Dann käme sicherlich noch so manches Amaröllchen aufs Tapet, worüber man schmunzeln könnte.

Vielleicht, vielleicht.

Neben unserm Haus begann der Neue Weg, der 1924 als Fußpfad auf Antrag des Landwirtes Wilhelm Beckers dorthin verlegt wurde, nachdem er vorher quer über mehrere Grundstücke westlich der Rathausstraße verlief. In meiner Jugend war er ein Feldweg, als Verlängerung des damaligen Schulgässchens die kurze Dorf- zu Dorf - Verbindung nach Euchen. Heute heißt er Mozartstraße. In der Pützgracht lief dieser Weg an einigen Gärten vorbei. Zwischen der unteren Hauswiese von Martin Dittmann und dem Neuen Weg, dort, wo heute die Häuser Windelschmidt und Bontenackels stehen, lag ein langer und schmaler Garten, den Hubert Maaßen bearbeitete. Oben begann der Garten hinter der Wiese von Wilhelm Beckers. Das starke Gefälle des Terrains und Teile der alten Hecke sieht man heute noch von der Mozartstraße aus zwischen den Häusern von Rudi Mohren und Marianne Windelschmidt.

Das elterliche Maaßen-Haus stand an der Ecke Fronhof-/Lindenerstraße (früher Rathaus-/Hauptstraße und während des Krieges Wilhelm-Gustloff/Ad. Hitlerstr.)

Es war ein großes Fachwerkhaus mit einer Toreinfahrt, sicherlich ehemals auch ein Bauernhof. Über den ganzen Giebel zur Fronhofstraße hin stand ein großer Spalierbaum, dessen Birnen frisch nicht zu essen waren, sogen. "Steckbiere".

Oben im Haus wohnten Kienzel.

Hubert Maaßen war ein ausgesprochener Vereinsmensch. Er war im Turnverein, im Kaninchen-Zuchtverein und sang im Männer-Gesang-Verein eine starke Tenorstimme.

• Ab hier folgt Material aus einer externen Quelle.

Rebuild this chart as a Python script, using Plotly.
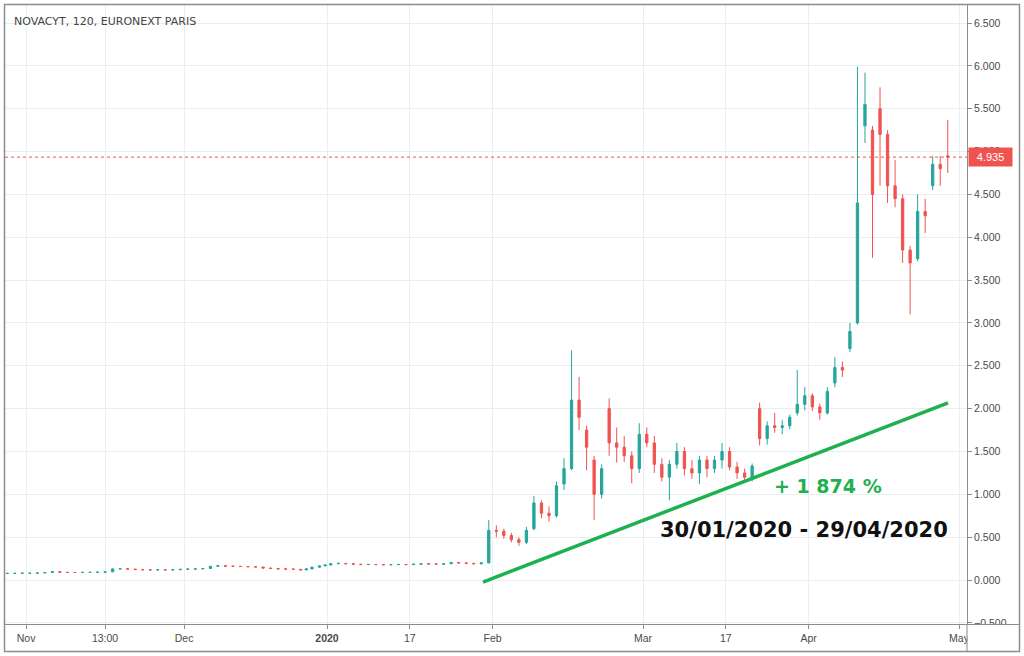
import pandas as pd
import plotly.graph_objects as go

# ---------------- data ----------------
chart_title = "NOVACYT, 120, EURONEXT PARIS"
last_price = 4.935
gain_text = "+ 1 874 %"
period_text = "30/01/2020 - 29/04/2020"

first_day = "2019-10-29"
axis_end_day = "2020-05-04"
holidays = ["2019-12-25", "2019-12-26", "2020-01-01", "2020-04-10", "2020-04-13", "2020-05-01"]
half_days = ["2019-12-24", "2019-12-31"]

# Oct 29 2019 -> Dec 31 2019 (44 sessions)
open_q4 = [0.077, 0.078, 0.078, 0.080, 0.080, 0.082, 0.088, 0.098, 0.090, 0.088, 0.088, 0.090, 0.090, 0.091,
           0.096, 0.130, 0.132, 0.128, 0.122, 0.120, 0.118, 0.120, 0.118, 0.120, 0.125, 0.128, 0.130, 0.136,
           0.160, 0.168, 0.162, 0.160, 0.158, 0.155, 0.152, 0.140, 0.135, 0.130, 0.128, 0.125, 0.118, 0.130,
           0.150, 0.165]
high_q4 = [0.082, 0.082, 0.083, 0.084, 0.086, 0.092, 0.106, 0.100, 0.093, 0.092, 0.094, 0.094, 0.095, 0.099,
           0.136, 0.138, 0.134, 0.130, 0.125, 0.123, 0.124, 0.122, 0.124, 0.129, 0.132, 0.134, 0.139, 0.164,
           0.172, 0.170, 0.166, 0.163, 0.160, 0.157, 0.154, 0.143, 0.138, 0.134, 0.131, 0.128, 0.133, 0.154,
           0.168, 0.180]
low_q4 = [0.074, 0.075, 0.076, 0.077, 0.078, 0.080, 0.086, 0.087, 0.085, 0.085, 0.086, 0.087, 0.088, 0.089,
          0.093, 0.126, 0.126, 0.120, 0.117, 0.115, 0.115, 0.115, 0.115, 0.117, 0.122, 0.125, 0.127, 0.133,
          0.156, 0.158, 0.157, 0.154, 0.152, 0.149, 0.137, 0.132, 0.127, 0.125, 0.121, 0.114, 0.116, 0.127,
          0.146, 0.162]
close_q4 = [0.078, 0.078, 0.080, 0.080, 0.082, 0.088, 0.098, 0.090, 0.088, 0.088, 0.090, 0.090, 0.091, 0.095,
            0.130, 0.132, 0.128, 0.122, 0.120, 0.118, 0.120, 0.118, 0.120, 0.125, 0.128, 0.130, 0.135, 0.160,
            0.168, 0.162, 0.160, 0.158, 0.155, 0.152, 0.140, 0.135, 0.130, 0.128, 0.125, 0.118, 0.130, 0.150,
            0.165, 0.175]

# Jan 2 2020 -> Jan 29 2020 (20 sessions)
open_jan = [0.175, 0.190, 0.195, 0.190, 0.185, 0.180, 0.182, 0.180, 0.178, 0.180,
            0.182, 0.180, 0.185, 0.190, 0.188, 0.185, 0.190, 0.205, 0.200, 0.195]
high_jan = [0.196, 0.200, 0.198, 0.193, 0.188, 0.186, 0.186, 0.184, 0.184, 0.186,
            0.186, 0.189, 0.194, 0.194, 0.191, 0.194, 0.212, 0.210, 0.204, 0.199]
low_jan = [0.172, 0.186, 0.186, 0.182, 0.176, 0.177, 0.176, 0.174, 0.175, 0.177,
           0.176, 0.177, 0.181, 0.184, 0.181, 0.182, 0.187, 0.196, 0.191, 0.186]
close_jan = [0.190, 0.195, 0.190, 0.185, 0.180, 0.182, 0.180, 0.178, 0.180, 0.182,
             0.180, 0.185, 0.190, 0.188, 0.185, 0.190, 0.205, 0.200, 0.195, 0.190]

# Jan 30 2020 -> Apr 29 2020 (63 sessions)
open_rally = [0.190, 0.200, 0.580, 0.570, 0.520, 0.470, 0.440, 0.600, 0.900, 0.780,
              0.750, 1.120, 1.300, 2.100, 1.750, 1.400, 1.000, 2.000, 1.600, 1.550,
              1.450, 1.300, 1.700, 1.600, 1.350, 1.200, 1.350, 1.500, 1.300, 1.250,
              1.400, 1.300, 1.400, 1.500, 1.320, 1.250, 1.180, 2.000, 1.650, 1.800,
              1.780, 1.800, 1.950, 2.050, 2.150, 2.020, 1.950, 2.300, 2.480, 2.700,
              3.000, 5.300, 5.250, 5.500, 5.200, 4.600, 4.450, 3.850, 3.750, 4.300,
              4.600, 4.850, 4.950]
high_rally = [0.210, 0.700, 0.640, 0.600, 0.550, 0.500, 0.620, 0.980, 0.930, 0.860,
              1.150, 1.420, 2.680, 2.370, 1.800, 1.450, 1.350, 2.120, 1.780, 1.680,
              1.500, 1.830, 1.780, 1.680, 1.420, 1.400, 1.600, 1.550, 1.400, 1.450,
              1.450, 1.450, 1.600, 1.550, 1.380, 1.300, 1.360, 2.070, 1.850, 1.950,
              1.870, 1.930, 2.450, 2.250, 2.180, 2.060, 2.250, 2.600, 2.550, 3.000,
              5.990, 5.920, 5.300, 5.750, 5.250, 4.900, 4.500, 3.900, 4.500, 4.450,
              4.950, 4.950, 5.370]
low_rally = [0.182, 0.195, 0.500, 0.480, 0.440, 0.400, 0.420, 0.580, 0.720, 0.680,
             0.730, 1.050, 1.280, 1.750, 1.280, 0.700, 0.950, 1.450, 1.370, 1.380,
             1.130, 1.250, 1.550, 1.250, 1.150, 0.930, 1.300, 1.220, 1.180, 1.120,
             1.200, 1.250, 1.300, 1.280, 1.180, 1.170, 1.150, 1.570, 1.580, 1.720,
             1.700, 1.760, 1.920, 1.980, 1.970, 1.870, 1.930, 2.250, 2.370, 2.660,
             2.980, 5.100, 3.760, 4.600, 4.400, 4.350, 3.700, 3.100, 3.720, 4.050,
             4.550, 4.600, 4.750]
close_rally = [0.200, 0.580, 0.570, 0.520, 0.470, 0.440, 0.580, 0.900, 0.780, 0.750,
               1.100, 1.300, 2.100, 1.900, 1.550, 1.000, 1.300, 1.600, 1.550, 1.450,
               1.300, 1.700, 1.600, 1.350, 1.200, 1.350, 1.500, 1.300, 1.250, 1.400,
               1.300, 1.400, 1.500, 1.320, 1.250, 1.200, 1.330, 1.650, 1.800, 1.780,
               1.800, 1.900, 2.050, 2.150, 2.020, 1.950, 2.200, 2.480, 2.450, 2.900,
               4.400, 5.550, 4.500, 5.200, 4.600, 4.450, 3.850, 3.700, 4.300, 4.250,
               4.850, 4.800, 4.935]

# hand-drawn trend line (start/end session, price)
trend_days = ["2020-01-30", "2020-04-29"]
trend_prices = [-0.023, 2.066]

# x-axis labels: (session, label)
tick_days = ["2019-11-01", "2019-11-15", "2019-12-02", "2020-01-02", "2020-01-17",
             "2020-02-03", "2020-03-02", "2020-03-17", "2020-04-01", "2020-05-04"]
tick_labels = ["Nov", "13:00", "Dec", "<b>2020</b>", "17", "Feb", "Mar", "17", "Apr", "May"]

# ---------------- build session scale ----------------
sessions = [d.strftime("%Y-%m-%d") for d in pd.bdate_range(first_day, axis_end_day)
            if d.strftime("%Y-%m-%d") not in holidays]
weights = [0.5 if s in half_days else 1.0 for s in sessions]
start_pos = {}
acc = 0.0
for s, w in zip(sessions, weights):
    start_pos[s] = acc
    acc += w

open_ = open_q4 + open_jan + open_rally
high = high_q4 + high_jan + high_rally
low = low_q4 + low_jan + low_rally
close = close_q4 + close_jan + close_rally
n = len(close)
x_candle = [start_pos[s] + w / 2 for s, w in zip(sessions[:n], weights[:n])]

tickvals = [start_pos[d] + (0.5 if lab == "13:00" else 0.0) for d, lab in zip(tick_days, tick_labels)]
trend_x = [start_pos[trend_days[0]] + 0.73, start_pos[trend_days[1]] + 0.54]

# ---------------- styling ----------------
W, H = 1024, 656
L, R, T, B = 5, 967, 5, 624
UP, DN = "#26a69a", "#ef5350"
GRID = "#e7eef4"
FRAME = "#8c8c8c"
TXT = "#4a4a4a"
GREEN = "#1fb04f"


def xp(px):
    return (px - L) / (R - L)


def yp(py):
    return (B - py) / (B - T)


fig = go.Figure()
fig.add_trace(go.Candlestick(
    x=x_candle, open=open_, high=high, low=low, close=close,
    increasing=dict(line=dict(color=UP, width=1), fillcolor=UP),
    decreasing=dict(line=dict(color=DN, width=1), fillcolor=DN),
    whiskerwidth=0, hoverinfo="skip", showlegend=False,
))
fig.add_trace(go.Scatter(
    x=trend_x, y=trend_prices, mode="lines",
    line=dict(color=GREEN, width=3.5), hoverinfo="skip", showlegend=False,
))

fig.update_layout(
    width=W, height=H,
    margin=dict(l=L, r=W - R, t=T, b=H - B),
    paper_bgcolor="white", plot_bgcolor="white",
    boxgap=0.42,
    showlegend=False,
    font=dict(family="Liberation Sans, Arial, sans-serif", size=10, color=TXT),
    xaxis=dict(
        range=[0.2, 128.06], tickmode="array", tickvals=tickvals, ticktext=tick_labels,
        showgrid=True, gridcolor=GRID, gridwidth=1, zeroline=False,
        ticks="outside", ticklen=4, tickcolor=FRAME, showline=True, linecolor=FRAME,
        linewidth=1, rangeslider=dict(visible=False), tickfont=dict(size=10.5, color=TXT),
        fixedrange=True,
    ),
    yaxis=dict(
        side="right", range=[-0.513, 6.71], tick0=0, dtick=0.5, tickformat=".3f",
        showgrid=True, gridcolor=GRID, gridwidth=1, zeroline=False,
        ticks="outside", ticklen=4, tickcolor=FRAME, showline=True, linecolor=FRAME,
        linewidth=1, tickfont=dict(size=10.5, color=TXT), fixedrange=True,
    ),
)

shapes = [
    # last price dotted line
    dict(type="line", xref="paper", yref="y", x0=0, x1=1, y0=last_price, y1=last_price,
         line=dict(color=DN, width=1, dash="dot"), layer="above"),
    # clip region below the price scale
    dict(type="rect", xref="paper", yref="paper", x0=xp(967.5), x1=xp(1019.5), y0=yp(651.5), y1=yp(624.5),
         fillcolor="white", line=dict(width=0), layer="above"),
    dict(type="line", xref="paper", yref="paper", x0=xp(967), x1=xp(1019.5), y0=yp(624.5), y1=yp(624.5),
         line=dict(color=FRAME, width=1), layer="above"),
    dict(type="line", xref="paper", yref="paper", x0=xp(967), x1=xp(967), y0=yp(624), y1=yp(651.5),
         line=dict(color=FRAME, width=1), layer="above"),
    # outer frame
    dict(type="rect", xref="paper", yref="paper", x0=xp(4.5), x1=xp(1019.5), y0=yp(651.5), y1=yp(4.5),
         line=dict(color=FRAME, width=1.5), fillcolor="rgba(0,0,0,0)", layer="above"),
]
fig.update_layout(shapes=shapes)

annotations = [
    dict(xref="paper", yref="paper", x=xp(12), y=yp(21), xanchor="left", yanchor="middle",
         text=chart_title, showarrow=False,
         font=dict(family="DejaVu Sans, sans-serif", size=11, color="#444444")),
    dict(xref="paper", yref="y", x=1, y=last_price, xanchor="left", yanchor="middle", xshift=1,
         text=f"{last_price:.3f}", showarrow=False, bgcolor=DN, width=41, height=16,
         align="center", font=dict(family="Liberation Sans, Arial, sans-serif", size=11, color="white")),
    dict(xref="x", yref="y", x=102.2, y=1.097, xanchor="left", yanchor="middle",
         text=gain_text, showarrow=False,
         font=dict(family="DejaVu Sans, sans-serif", size=19, color=GREEN, weight="bold")),
    dict(xref="x", yref="y", x=87.0, y=0.583, xanchor="left", yanchor="middle",
         text=period_text, showarrow=False,
         font=dict(family="DejaVu Sans, sans-serif", size=21, color="#111111", weight="bold")),
]
fig.update_layout(annotations=annotations)

fig.write_html("out.html")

Hinter der Kreuzung in der Pützgracht war ebenfalls ein langer, jedoch breiterer Garten, der durch den Bach unterbrochen wurde. Er wurde von Martin Kleiker und Franz Aretz bearbeitet. Martin Kleiker wohnte damals im ältesten, dem ursprünglichen Haus der Familie Mainz, einem schon teilweise gemauerten Haus aus der Zeit vor 1800, als diese Mischbauweise noch neu und deshalb selten war. Das Haus wurde in den 60ern abgerissen, heute stehen dort Garagen. Die Familie Franz Aretz wohnte direkt daneben, ebenfalls in einem Mainz-Haus, das heute noch steht. Die Scheune hinter diesem Haus musste seinerzeit Platz machen für die erste Vergrößerung von Kronenbrot. Diesen Häusern gegenüber, zwischen dem Bauernhof Dohmen und der langen Mauer von Kalkbrenner (die beim Neubau des Geschäftshauses von Paul und dem Wohnhaus von Josef Kalkbrenner weichen musste) wohnten damals Wenders, Dieudonné Orgeig (d'r Jedöng), Mertens, Saal und Hubert Lövenich (genannt "et Dönkelche“)

Zurück zu den Gärten der Pützgracht. Der Garten von Hubert Maaßen lag hoch über dem Niveau des Neuen Weges und war abschüssig. Es musste also viel Wasser herbeigeschafft werden und auch ich habe manchen Eimer aus dem Bach hinaufgeschleppt, um Herrn Maaßen zu helfen. Die unteren Gärten lagen unter Wegniveau, in der Nähe des Baches etwas sumpfig, doch der Boden war tiefschwarz und sehr ertragreich. Im vorderen Teil des Gartens, also vor dem Bach, stand der abgewrackte Kastenaufbau eines Opel-Lastkraftwagens, der in seinen guten Zeiten als Kronenbrot-Lieferwagen gedient hatte. Hierin fanden die Männer Unterschlupf bei plötzlich auftretendem Regen und hier wurde auch während der Gartenarbeit schon mal eine Pause gemacht, um ein Pfeifchen zu rauchen und um "us d'r Blääch" einen guten Schluck zur Brust zu nehmen.